··· DATA PROVIDED ···
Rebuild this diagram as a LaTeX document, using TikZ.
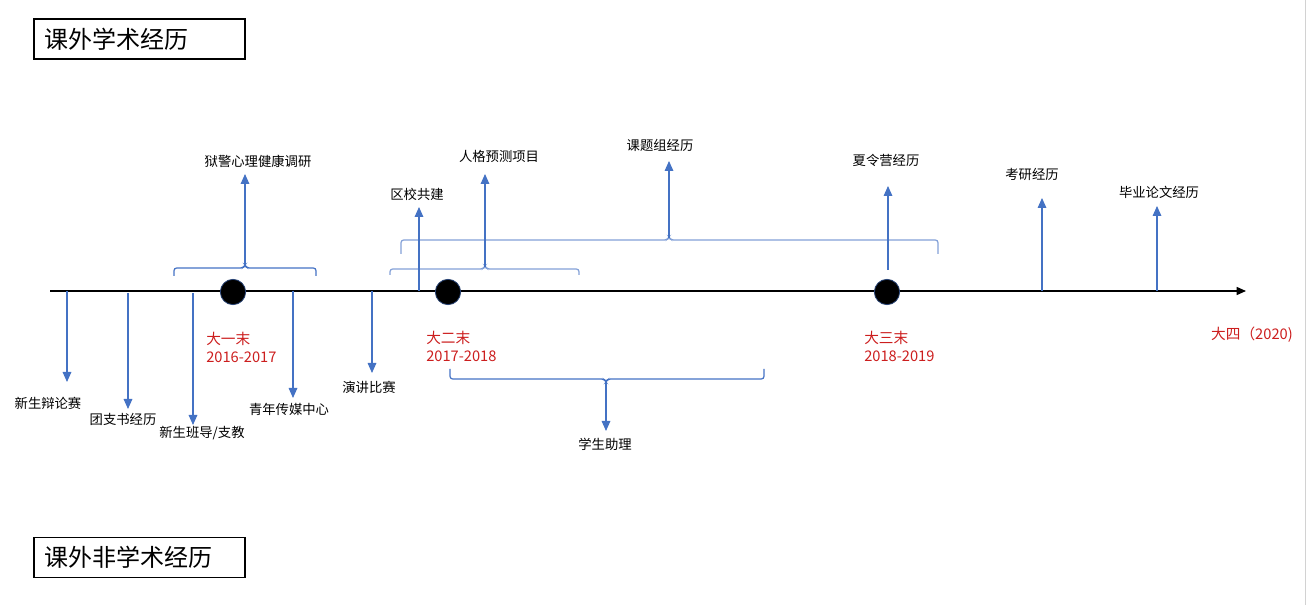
\documentclass[tikz,border=0pt]{standalone}
\usepackage{fontspec}
\setmainfont{Noto Sans CJK SC}
\usetikzlibrary{arrows.meta}
\definecolor{ob}{RGB}{68,114,196}
\definecolor{lb}{RGB}{130,160,215}
\definecolor{rd}{RGB}{204,30,30}
\begin{document}
\begin{tikzpicture}[x=0.75pt,y=-0.75pt,
  lbl/.style={font=\fontsize{10}{12}\selectfont, inner sep=0pt},
  yr/.style={font=\fontsize{11}{13.5}\selectfont, text=rd, inner sep=0pt, anchor=north west, align=left},
  title/.style={draw=black, line width=1.1pt, minimum width=158.25pt, minimum height=30pt, inner xsep=7.5pt, text width=143pt, align=left, font=\fontsize{18}{20}\selectfont},
  conn/.style={draw=ob, line width=0.8pt, -{Triangle[width=6.5pt,length=7.5pt]}},
  brace/.style={draw=#1, line width=0.9pt, rounded corners=2pt},
  dot/.style={circle, fill=black, draw=ob!60!black, line width=0.6pt, minimum size=19pt, inner sep=0pt}]
\useasboundingbox (0,0) rectangle (1307,605);
\draw[gray!35, line width=1pt] (1305.5,0) -- (1305.5,605);

% titles
\node[title] (t1) at (139.5,39) {课外学术经历};
\node[title] (t2) at (139.5,557.5) {课外非学术经历};

% axis
\coordinate (a0) at (50,291);
\coordinate (a1) at (1246,291);
\draw[line width=1.1pt, -{Triangle[width=6pt,length=7pt]}] (a0) -- (a1);

% milestone dots
\node[dot] (d1) at (233,292) {};
\node[dot] (d2) at (448,292) {};
\node[dot] (d3) at (887,292) {};

% year labels
\node[yr] (y1) at (206,332) {大一末\\2016-2017};
\node[yr] (y2) at (426,331) {大二末\\2017-2018};
\node[yr] (y3) at (864,331) {大三末\\2018-2019};
\node[yr, anchor=north east] (y4) at (1293,327) {大四（2020)};

% braces
\draw[brace=ob] (174,276) -- (174,268) -- (243,268) -- (245,265) -- (247,268) -- (316,268) -- (316,276);
\coordinate (b1) at (245,266);
\draw[brace=lb] (390,275) -- (390,269) -- (483,269) -- (485,266) -- (487,269) -- (579,269) -- (579,275);
\coordinate (b2) at (485,267);
\draw[brace=lb] (401,254) -- (401,240) -- (667,240) -- (669,237) -- (671,240) -- (938,240) -- (938,254);
\coordinate (b3) at (669,238);
\draw[brace=ob] (450,369) -- (450,379) -- (604,379) -- (606,382) -- (608,379) -- (764,379) -- (764,369);
\coordinate (b4) at (606,381);

% upper labels and arrows
\node[lbl] (u1) at (258,161) {狱警心理健康调研};
\coordinate (u1t) at (245,174);
\draw[conn] (b1) -- (u1t);

\node[lbl] (u2) at (499,156) {人格预测项目};
\coordinate (u2t) at (485,174);
\draw[conn] (b2) -- (u2t);

\node[lbl] (u3) at (417,194) {区校共建};
\coordinate (u3s) at (419,291);
\coordinate (u3t) at (419,207);
\draw[conn] (u3s) -- (u3t);

\node[lbl] (u4) at (660,145) {课题组经历};
\coordinate (u4t) at (669,161);
\draw[conn] (b3) -- (u4t);

\node[lbl] (u5) at (886,160) {夏令营经历};
\coordinate (u5s) at (888,270);
\coordinate (u5t) at (888,186);
\draw[conn] (u5s) -- (u5t);

\node[lbl] (u6) at (1032,174) {考研经历};
\coordinate (u6s) at (1042,291);
\coordinate (u6t) at (1042,198);
\draw[conn] (u6s) -- (u6t);

\node[lbl] (u7) at (1159,192) {毕业论文经历};
\coordinate (u7s) at (1157,291);
\coordinate (u7t) at (1157,206);
\draw[conn] (u7s) -- (u7t);

% lower labels and arrows
\node[lbl] (l1) at (48,403) {新生辩论赛};
\coordinate (l1s) at (67,291);
\coordinate (l1t) at (67,382);
\draw[conn] (l1s) -- (l1t);

\node[lbl] (l2) at (123,419) {团支书经历};
\coordinate (l2s) at (128,293);
\coordinate (l2t) at (128,409);
\draw[conn] (l2s) -- (l2t);

\node[lbl] (l3) at (202,433) {新生班导/支教};
\coordinate (l3s) at (193,293);
\coordinate (l3t) at (193,425);
\draw[conn] (l3s) -- (l3t);

\node[lbl] (l4) at (289,409) {青年传媒中心};
\coordinate (l4s) at (293,291);
\coordinate (l4t) at (293,398);
\draw[conn] (l4s) -- (l4t);

\node[lbl] (l5) at (369,387) {演讲比赛};
\coordinate (l5s) at (372,291);
\coordinate (l5t) at (372,373);
\draw[conn] (l5s) -- (l5t);

\node[lbl] (l6) at (605,444) {学生助理};
\coordinate (l6t) at (606,431);
\draw[conn] (b4) -- (l6t);
\end{tikzpicture}
\end{document}
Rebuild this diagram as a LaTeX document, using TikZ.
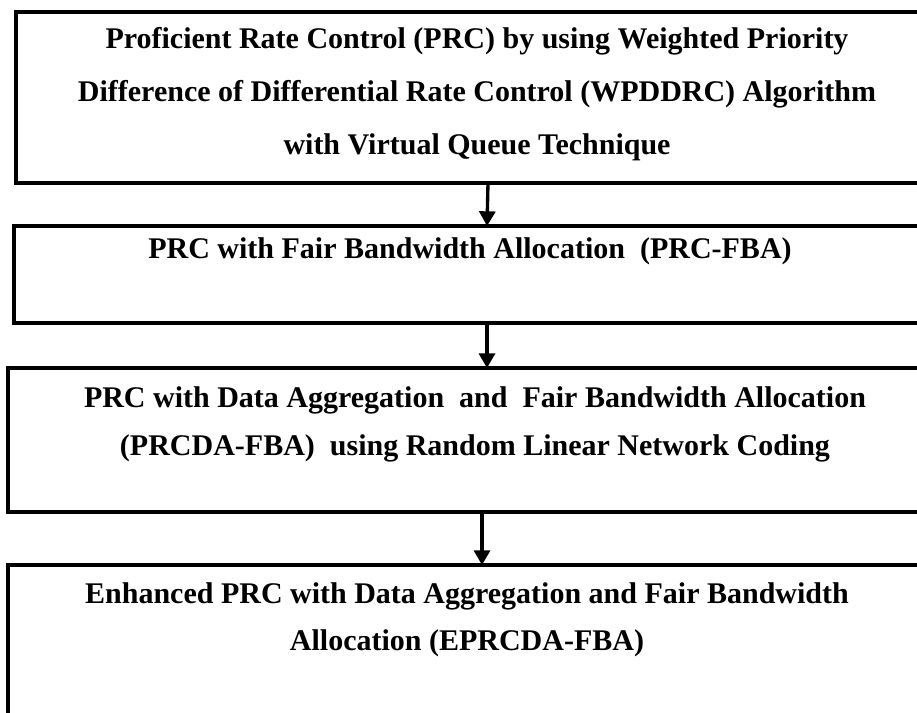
\documentclass[tikz,border=0pt]{standalone}
\usepackage{fontspec}
\setmainfont{Liberation Serif}
\usetikzlibrary{arrows.meta,positioning}

\begin{document}
\begin{tikzpicture}[x=0.75pt, y=-0.75pt,
  stagebox/.style={draw=black, line width=3pt, rectangle, anchor=north west,
    inner sep=0pt, outer sep=0pt},
  stagetext/.style={anchor=base, align=center, text=black,
    font=\fontsize{22.5}{40}\selectfont\bfseries},
  flow/.style={-{Triangle[width=12pt,length=11pt]}, line width=2.5pt}]

  \useasboundingbox (0,0) rectangle (917,713);
  \clip (0,0) rectangle (917,713);

  % ---- Stage boxes (right side runs off the page) ----
  \node[stagebox, minimum width=708pt, minimum height=128.25pt] (box1) at (16,12) {};
  \node[stagebox, minimum width=709.5pt, minimum height=72.75pt] (box2) at (14,226) {};
  \node[stagebox, minimum width=711pt, minimum height=108pt] (box3) at (8,368) {};
  \node[stagebox, minimum width=711pt, minimum height=146.25pt] (box4) at (8,565) {};

  % ---- Stage texts (anchored at last baseline) ----
  \node[stagetext] (txt1) at (477,155)
    {Proficient Rate Control (PRC) by using Weighted Priority\\
     Difference of Differential Rate Control (WPDDRC) Algorithm\\
     with Virtual Queue Technique};
  \node[stagetext] (txt2) at (470,258)
    {PRC with Fair Bandwidth Allocation~ (PRC-FBA)};
  \node[stagetext] (txt3) at (475,455)
    {PRC with Data Aggregation~ and~ Fair Bandwidth Allocation\\[-4pt]
     (PRCDA-FBA)~ using Random Linear Network Coding};
  \node[stagetext] (txt4) at (467,650)
    {Enhanced PRC with Data Aggregation and Fair Bandwidth\\[-5pt]
     Allocation (EPRCDA-FBA)};

  % ---- Flow arrows ----
  \draw[flow] (box1.south) -- (box2.north);
  \draw[flow] (box2.south) -- (box2.south |- box3.north);
  \draw[flow] (box3.south) -- (box4.north);

\end{tikzpicture}
\end{document}
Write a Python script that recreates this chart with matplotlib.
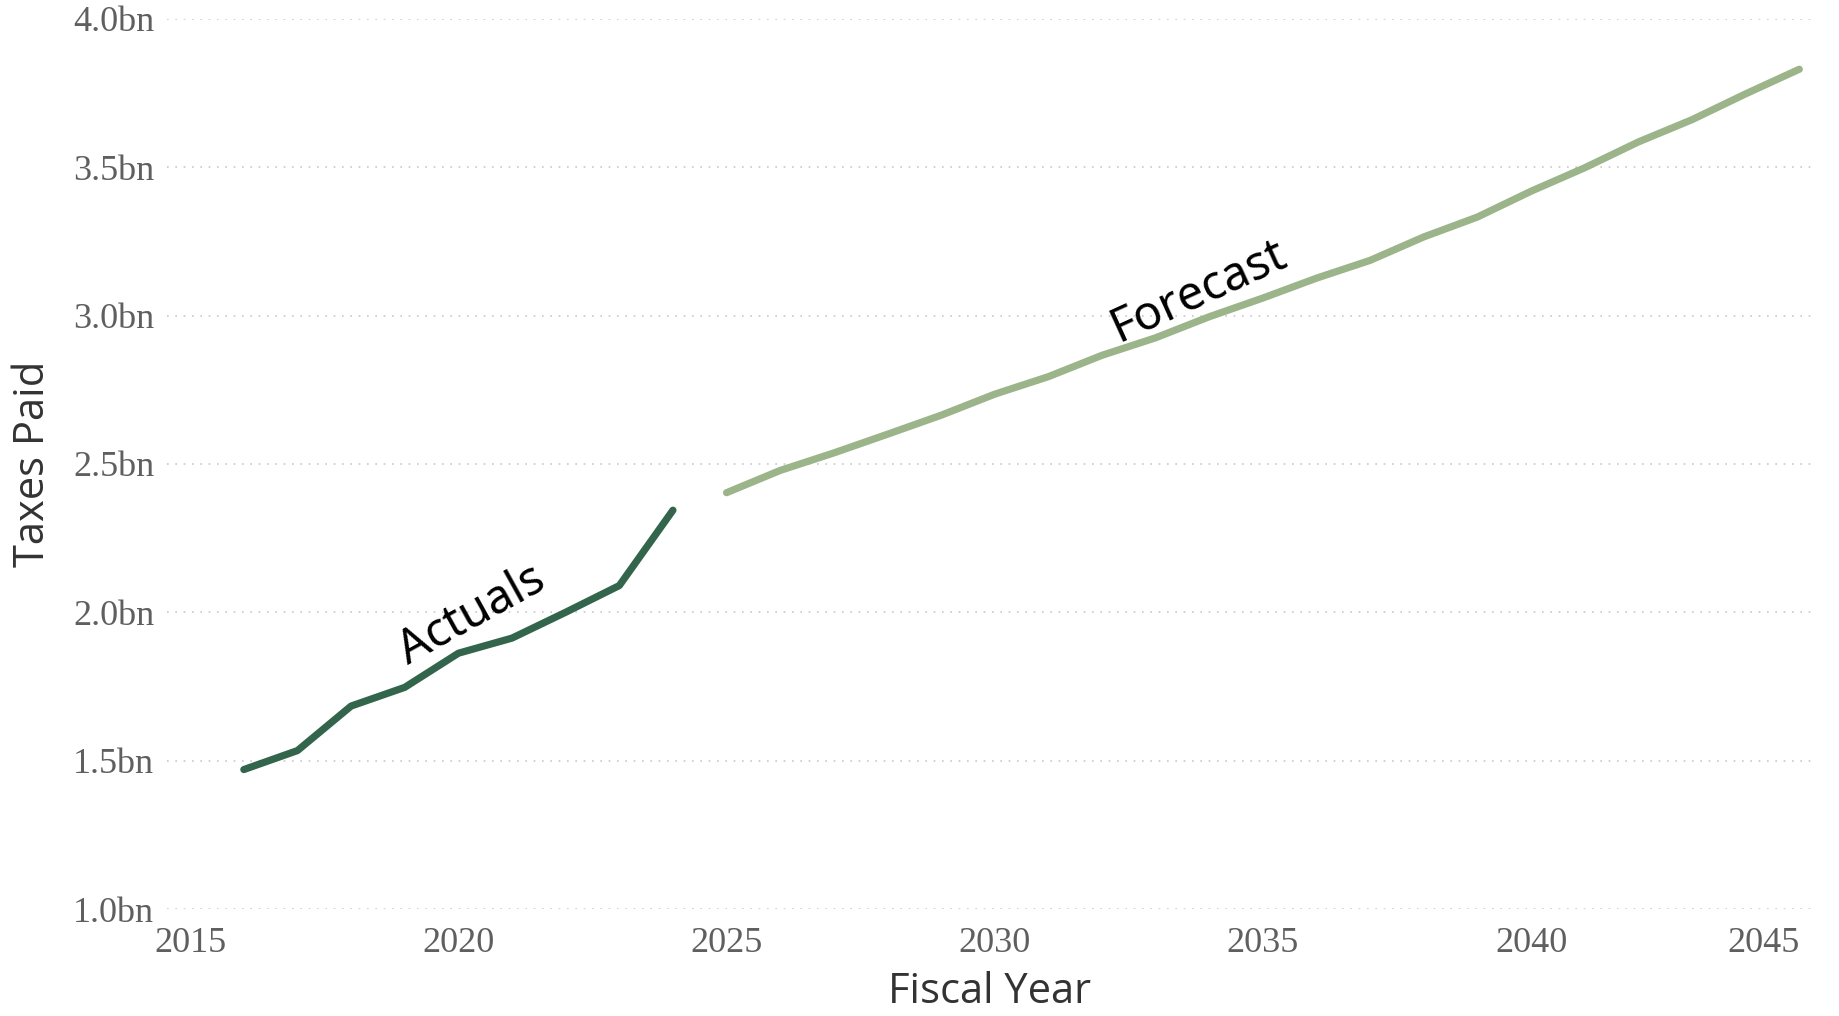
import matplotlib
matplotlib.use("Agg")
import matplotlib.pyplot as plt
import matplotlib.ticker as mticker

# Данные (в млрд)
actual_years = [2016, 2017, 2018, 2019, 2020, 2021, 2022, 2023, 2024]
actual_taxes = [1.47, 1.534, 1.684, 1.747, 1.862, 1.913, 2.0, 2.09, 2.344]

forecast_years = list(range(2025, 2046))
forecast_taxes = [2.403, 2.478, 2.537, 2.60, 2.664, 2.735, 2.794, 2.866, 2.925, 2.996,
                  3.059, 3.126, 3.186, 3.265, 3.332, 3.419, 3.498, 3.585, 3.660, 3.747, 3.830]

x_ticks = [2015, 2020, 2025, 2030, 2035, 2040, 2045]
y_ticks = [1.0, 1.5, 2.0, 2.5, 3.0, 3.5, 4.0]

fig = plt.figure(figsize=(18.39, 10.16), dpi=100)
ax = fig.add_axes([0.0906, 0.1053, 0.8948, 0.8762])

ax.plot(actual_years, actual_taxes, color='#33654d', linewidth=5.2, solid_capstyle='round')
ax.plot(forecast_years, forecast_taxes, color='#9cb48a', linewidth=5.2, solid_capstyle='round')

ax.set_xlim(2014.56, 2045.24)
ax.set_ylim(1.0, 4.0)
ax.set_xticks(x_ticks)
ax.set_yticks(y_ticks)
ax.yaxis.set_major_formatter(mticker.FuncFormatter(lambda v, p: f"{v:.1f}bn"))

ax.grid(axis='y', linestyle=(0, (1, 4)), color='#c8c8c8', linewidth=1.2)
ax.grid(axis='x', visible=False)
for s in ax.spines.values():
    s.set_visible(False)
ax.tick_params(length=0, labelsize=26, labelcolor='#5f5f5f')
ax.tick_params(axis='y', pad=9)
ax.tick_params(axis='x', pad=13)
for lab in ax.get_xticklabels() + ax.get_yticklabels():
    lab.set_fontfamily('Liberation Serif')
ax.get_xticklabels()[-1].set_horizontalalignment('right')

ax.set_xlabel("Fiscal Year", fontsize=30, color='#333333', family='Open Sans', labelpad=8)
ax.set_ylabel("Taxes Paid", fontsize=30, color='#333333', family='Open Sans', labelpad=14)

ax.text(2020.25, 1.99, "Actuals", rotation=29, fontsize=34, family='Noto Sans',
        ha='center', va='center', rotation_mode='anchor')
ax.text(2033.8, 3.08, "Forecast", rotation=24.5, fontsize=34, family='Noto Sans',
        ha='center', va='center', rotation_mode='anchor')

fig.savefig("out.png", dpi=100)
···
• **PROMPT**: Nothing but the lines from the one containing "Write a Python" through the one containing "family='Open Sans', labelpad=14)" should appear in your copy, exactly as written and without pictures.

• **RESULT FOR THIS EXERCISE**:
Write a Python script that recreates this chart with matplotlib.
import matplotlib
matplotlib.use("Agg")
import matplotlib.pyplot as plt
import matplotlib.ticker as mticker

# Данные (в млрд)
actual_years = [2016, 2017, 2018, 2019, 2020, 2021, 2022, 2023, 2024]
actual_taxes = [1.47, 1.534, 1.684, 1.747, 1.862, 1.913, 2.0, 2.09, 2.344]

forecast_years = list(range(2025, 2046))
forecast_taxes = [2.403, 2.478, 2.537, 2.60, 2.664, 2.735, 2.794, 2.866, 2.925, 2.996,
                  3.059, 3.126, 3.186, 3.265, 3.332, 3.419, 3.498, 3.585, 3.660, 3.747, 3.830]

x_ticks = [2015, 2020, 2025, 2030, 2035, 2040, 2045]
y_ticks = [1.0, 1.5, 2.0, 2.5, 3.0, 3.5, 4.0]

fig = plt.figure(figsize=(18.39, 10.16), dpi=100)
ax = fig.add_axes([0.0906, 0.1053, 0.8948, 0.8762])

ax.plot(actual_years, actual_taxes, color='#33654d', linewidth=5.2, solid_capstyle='round')
ax.plot(forecast_years, forecast_taxes, color='#9cb48a', linewidth=5.2, solid_capstyle='round')

ax.set_xlim(2014.56, 2045.24)
ax.set_ylim(1.0, 4.0)
ax.set_xticks(x_ticks)
ax.set_yticks(y_ticks)
ax.yaxis.set_major_formatter(mticker.FuncFormatter(lambda v, p: f"{v:.1f}bn"))

ax.grid(axis='y', linestyle=(0, (1, 4)), color='#c8c8c8', linewidth=1.2)
ax.grid(axis='x', visible=False)
for s in ax.spines.values():
    s.set_visible(False)
ax.tick_params(length=0, labelsize=26, labelcolor='#5f5f5f')
ax.tick_params(axis='y', pad=9)
ax.tick_params(axis='x', pad=13)
for lab in ax.get_xticklabels() + ax.get_yticklabels():
    lab.set_fontfamily('Liberation Serif')
ax.get_xticklabels()[-1].set_horizontalalignment('right')

ax.set_xlabel("Fiscal Year", fontsize=30, color='#333333', family='Open Sans', labelpad=8)
ax.set_ylabel("Taxes Paid", fontsize=30, color='#333333', family='Open Sans', labelpad=14)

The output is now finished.